# Goal
Repeat the whole listing exactly as written.

****************************************

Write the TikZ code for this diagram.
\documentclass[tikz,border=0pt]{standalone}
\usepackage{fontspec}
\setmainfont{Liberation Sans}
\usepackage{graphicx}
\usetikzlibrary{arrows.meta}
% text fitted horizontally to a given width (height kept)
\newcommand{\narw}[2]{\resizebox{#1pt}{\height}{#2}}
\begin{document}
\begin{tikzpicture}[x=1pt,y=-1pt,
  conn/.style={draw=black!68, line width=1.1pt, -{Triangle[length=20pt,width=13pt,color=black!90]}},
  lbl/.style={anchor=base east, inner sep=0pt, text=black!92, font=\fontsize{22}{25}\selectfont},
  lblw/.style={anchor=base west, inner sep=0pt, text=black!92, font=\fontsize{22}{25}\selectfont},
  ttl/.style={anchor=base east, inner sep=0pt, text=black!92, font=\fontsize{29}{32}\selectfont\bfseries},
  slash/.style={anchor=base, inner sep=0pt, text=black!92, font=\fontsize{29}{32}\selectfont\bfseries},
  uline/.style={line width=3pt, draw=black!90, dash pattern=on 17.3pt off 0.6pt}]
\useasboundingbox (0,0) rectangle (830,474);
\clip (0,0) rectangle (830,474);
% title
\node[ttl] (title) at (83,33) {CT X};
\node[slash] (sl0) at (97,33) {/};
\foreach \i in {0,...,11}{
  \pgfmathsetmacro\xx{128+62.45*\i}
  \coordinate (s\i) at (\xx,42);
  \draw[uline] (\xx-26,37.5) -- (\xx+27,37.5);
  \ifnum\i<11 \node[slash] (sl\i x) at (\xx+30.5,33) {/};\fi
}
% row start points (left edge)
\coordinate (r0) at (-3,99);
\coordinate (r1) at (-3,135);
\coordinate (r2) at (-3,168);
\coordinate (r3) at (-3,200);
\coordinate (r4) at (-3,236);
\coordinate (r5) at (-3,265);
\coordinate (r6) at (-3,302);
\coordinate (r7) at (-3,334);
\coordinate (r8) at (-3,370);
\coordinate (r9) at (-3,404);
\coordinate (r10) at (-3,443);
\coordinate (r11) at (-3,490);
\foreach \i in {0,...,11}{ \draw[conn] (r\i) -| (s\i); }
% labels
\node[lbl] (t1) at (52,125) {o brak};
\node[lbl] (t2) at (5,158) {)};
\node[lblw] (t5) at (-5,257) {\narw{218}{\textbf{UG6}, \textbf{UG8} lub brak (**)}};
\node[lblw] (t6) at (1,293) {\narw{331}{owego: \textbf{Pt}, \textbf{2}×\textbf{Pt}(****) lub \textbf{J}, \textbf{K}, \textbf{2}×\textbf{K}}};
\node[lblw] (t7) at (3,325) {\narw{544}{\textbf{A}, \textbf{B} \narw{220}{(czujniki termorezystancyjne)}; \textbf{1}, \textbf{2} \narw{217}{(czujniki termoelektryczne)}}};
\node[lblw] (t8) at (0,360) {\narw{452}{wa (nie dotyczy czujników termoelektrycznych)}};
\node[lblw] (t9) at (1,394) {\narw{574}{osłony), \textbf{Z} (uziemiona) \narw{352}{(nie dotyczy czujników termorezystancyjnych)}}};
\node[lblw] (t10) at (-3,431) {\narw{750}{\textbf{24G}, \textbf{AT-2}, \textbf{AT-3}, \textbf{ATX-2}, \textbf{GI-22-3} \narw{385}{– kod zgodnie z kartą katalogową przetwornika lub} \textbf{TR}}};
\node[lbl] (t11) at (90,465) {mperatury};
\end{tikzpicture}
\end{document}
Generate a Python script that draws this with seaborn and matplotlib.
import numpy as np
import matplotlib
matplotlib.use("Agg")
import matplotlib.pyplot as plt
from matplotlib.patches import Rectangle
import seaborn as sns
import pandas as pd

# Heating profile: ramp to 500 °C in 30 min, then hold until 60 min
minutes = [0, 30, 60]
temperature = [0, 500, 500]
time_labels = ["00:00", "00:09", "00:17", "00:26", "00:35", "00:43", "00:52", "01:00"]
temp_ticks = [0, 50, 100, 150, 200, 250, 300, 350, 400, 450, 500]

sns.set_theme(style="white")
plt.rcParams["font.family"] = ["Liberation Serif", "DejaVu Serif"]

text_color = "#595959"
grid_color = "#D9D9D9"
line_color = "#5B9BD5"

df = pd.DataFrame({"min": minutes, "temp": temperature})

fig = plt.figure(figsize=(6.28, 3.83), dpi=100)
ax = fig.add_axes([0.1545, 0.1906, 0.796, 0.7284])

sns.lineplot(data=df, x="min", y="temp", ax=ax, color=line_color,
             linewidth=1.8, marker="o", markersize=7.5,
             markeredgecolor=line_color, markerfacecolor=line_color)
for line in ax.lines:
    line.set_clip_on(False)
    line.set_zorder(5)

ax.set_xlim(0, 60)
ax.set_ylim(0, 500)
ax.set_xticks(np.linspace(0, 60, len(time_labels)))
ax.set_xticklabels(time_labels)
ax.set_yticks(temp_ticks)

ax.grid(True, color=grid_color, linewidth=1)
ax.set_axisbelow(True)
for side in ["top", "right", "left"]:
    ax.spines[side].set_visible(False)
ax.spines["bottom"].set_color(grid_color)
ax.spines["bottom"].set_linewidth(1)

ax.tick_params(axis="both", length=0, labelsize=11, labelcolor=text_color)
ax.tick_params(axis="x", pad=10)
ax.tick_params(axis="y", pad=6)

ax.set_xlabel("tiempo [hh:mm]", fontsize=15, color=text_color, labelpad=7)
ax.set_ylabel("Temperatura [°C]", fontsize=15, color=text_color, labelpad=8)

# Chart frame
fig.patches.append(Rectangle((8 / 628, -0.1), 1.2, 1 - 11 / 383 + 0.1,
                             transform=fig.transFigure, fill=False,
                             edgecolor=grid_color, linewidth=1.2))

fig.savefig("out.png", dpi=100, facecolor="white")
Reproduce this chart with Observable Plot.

****************************************

# Full solution
Write the TikZ code for this diagram.
\documentclass[tikz,border=0pt]{standalone}
\usepackage{fontspec}
\setmainfont{Liberation Sans}
\usepackage{graphicx}
\usetikzlibrary{arrows.meta}
% text fitted horizontally to a given width (height kept)
\newcommand{\narw}[2]{\resizebox{#1pt}{\height}{#2}}
\begin{document}
\begin{tikzpicture}[x=1pt,y=-1pt,
  conn/.style={draw=black!68, line width=1.1pt, -{Triangle[length=20pt,width=13pt,color=black!90]}},
  lbl/.style={anchor=base east, inner sep=0pt, text=black!92, font=\fontsize{22}{25}\selectfont},
  lblw/.style={anchor=base west, inner sep=0pt, text=black!92, font=\fontsize{22}{25}\selectfont},
  ttl/.style={anchor=base east, inner sep=0pt, text=black!92, font=\fontsize{29}{32}\selectfont\bfseries},
  slash/.style={anchor=base, inner sep=0pt, text=black!92, font=\fontsize{29}{32}\selectfont\bfseries},
  uline/.style={line width=3pt, draw=black!90, dash pattern=on 17.3pt off 0.6pt}]
\useasboundingbox (0,0) rectangle (830,474);
\clip (0,0) rectangle (830,474);
% title
\node[ttl] (title) at (83,33) {CT X};
\node[slash] (sl0) at (97,33) {/};
\foreach \i in {0,...,11}{
  \pgfmathsetmacro\xx{128+62.45*\i}
  \coordinate (s\i) at (\xx,42);
  \draw[uline] (\xx-26,37.5) -- (\xx+27,37.5);
  \ifnum\i<11 \node[slash] (sl\i x) at (\xx+30.5,33) {/};\fi
}
% row start points (left edge)
\coordinate (r0) at (-3,99);
\coordinate (r1) at (-3,135);
\coordinate (r2) at (-3,168);
\coordinate (r3) at (-3,200);
\coordinate (r4) at (-3,236);
\coordinate (r5) at (-3,265);
\coordinate (r6) at (-3,302);
\coordinate (r7) at (-3,334);
\coordinate (r8) at (-3,370);
\coordinate (r9) at (-3,404);
\coordinate (r10) at (-3,443);
\coordinate (r11) at (-3,490);
\foreach \i in {0,...,11}{ \draw[conn] (r\i) -| (s\i); }
% labels
\node[lbl] (t1) at (52,125) {o brak};
\node[lbl] (t2) at (5,158) {)};
\node[lblw] (t5) at (-5,257) {\narw{218}{\textbf{UG6}, \textbf{UG8} lub brak (**)}};
\node[lblw] (t6) at (1,293) {\narw{331}{owego: \textbf{Pt}, \textbf{2}×\textbf{Pt}(****) lub \textbf{J}, \textbf{K}, \textbf{2}×\textbf{K}}};
\node[lblw] (t7) at (3,325) {\narw{544}{\textbf{A}, \textbf{B} \narw{220}{(czujniki termorezystancyjne)}; \textbf{1}, \textbf{2} \narw{217}{(czujniki termoelektryczne)}}};
\node[lblw] (t8) at (0,360) {\narw{452}{wa (nie dotyczy czujników termoelektrycznych)}};
\node[lblw] (t9) at (1,394) {\narw{574}{osłony), \textbf{Z} (uziemiona) \narw{352}{(nie dotyczy czujników termorezystancyjnych)}}};
\node[lblw] (t10) at (-3,431) {\narw{750}{\textbf{24G}, \textbf{AT-2}, \textbf{AT-3}, \textbf{ATX-2}, \textbf{GI-22-3} \narw{385}{– kod zgodnie z kartą katalogową przetwornika lub} \textbf{TR}}};
\node[lbl] (t11) at (90,465) {mperatury};
\end{tikzpicture}
\end{document}
Generate a Python script that draws this with seaborn and matplotlib.
import numpy as np
import matplotlib
matplotlib.use("Agg")
import matplotlib.pyplot as plt
from matplotlib.patches import Rectangle
import seaborn as sns
import pandas as pd

# Heating profile: ramp to 500 °C in 30 min, then hold until 60 min
minutes = [0, 30, 60]
temperature = [0, 500, 500]
time_labels = ["00:00", "00:09", "00:17", "00:26", "00:35", "00:43", "00:52", "01:00"]
temp_ticks = [0, 50, 100, 150, 200, 250, 300, 350, 400, 450, 500]

sns.set_theme(style="white")
plt.rcParams["font.family"] = ["Liberation Serif", "DejaVu Serif"]

text_color = "#595959"
grid_color = "#D9D9D9"
line_color = "#5B9BD5"

df = pd.DataFrame({"min": minutes, "temp": temperature})

fig = plt.figure(figsize=(6.28, 3.83), dpi=100)
ax = fig.add_axes([0.1545, 0.1906, 0.796, 0.7284])

sns.lineplot(data=df, x="min", y="temp", ax=ax, color=line_color,
             linewidth=1.8, marker="o", markersize=7.5,
             markeredgecolor=line_color, markerfacecolor=line_color)
for line in ax.lines:
    line.set_clip_on(False)
    line.set_zorder(5)

ax.set_xlim(0, 60)
ax.set_ylim(0, 500)
ax.set_xticks(np.linspace(0, 60, len(time_labels)))
ax.set_xticklabels(time_labels)
ax.set_yticks(temp_ticks)

ax.grid(True, color=grid_color, linewidth=1)
ax.set_axisbelow(True)
for side in ["top", "right", "left"]:
    ax.spines[side].set_visible(False)
ax.spines["bottom"].set_color(grid_color)
ax.spines["bottom"].set_linewidth(1)

ax.tick_params(axis="both", length=0, labelsize=11, labelcolor=text_color)
ax.tick_params(axis="x", pad=10)
ax.tick_params(axis="y", pad=6)

ax.set_xlabel("tiempo [hh:mm]", fontsize=15, color=text_color, labelpad=7)
ax.set_ylabel("Temperatura [°C]", fontsize=15, color=text_color, labelpad=8)

# Chart frame
fig.patches.append(Rectangle((8 / 628, -0.1), 1.2, 1 - 11 / 383 + 0.1,
                             transform=fig.transFigure, fill=False,
                             edgecolor=grid_color, linewidth=1.2))

fig.savefig("out.png", dpi=100, facecolor="white")
Reproduce this chart with Observable Plot.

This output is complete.